Some unsung heroes of pop music get long-overdue recognition in Standing in the Shadows of Motown, a heartfelt documentary directed by Paul Justman. They called themselves the Funk Brothers, a talented group of a dozen or so musicians who were recruited by Berry Gordy from the jazz and blues clubs of Detroit to record the musical tracks for Gordy's Motown label.
Although they worked in relative anonymity, these studio musicians were responsible for a staggering number of soul and R&B hits. The Funk Brothers backed up the Supremes, the Temptations, Smokey Robinson, Marvin Gaye, and a host of other Motown luminaries, only to be all but abandoned when the label moved to L.A. in the early 1970s.

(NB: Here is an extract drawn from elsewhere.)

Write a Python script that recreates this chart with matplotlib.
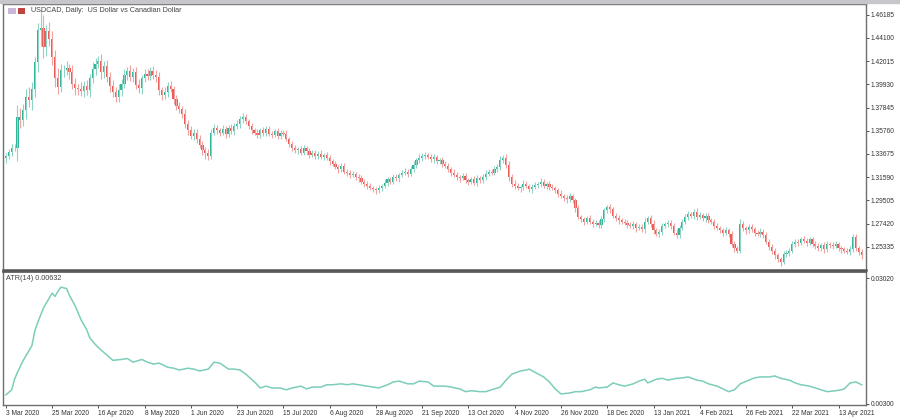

Standing in the Shadows allows the surviving Funk Brothers to tell their own story, and they tell it well, anchored by the sheer charm of keyboardist Joe Hunter and percussionist Jack "Black Jack" Ashford. Together, they paint a vivid picture of the close-knit musical collaboration that churned out hit after hit in Motown's Studio A (a basement room known affectionately as "the snake pit").
But even more time is spent profiling those Funk Brothers who are now "here in spirit," notably drummer Benny "Papa Zita" Benjamin, keyboardist Earl "Chunk of Funk" Van Dyke, and, at the center of it all, the legendary bassist James Jamerson.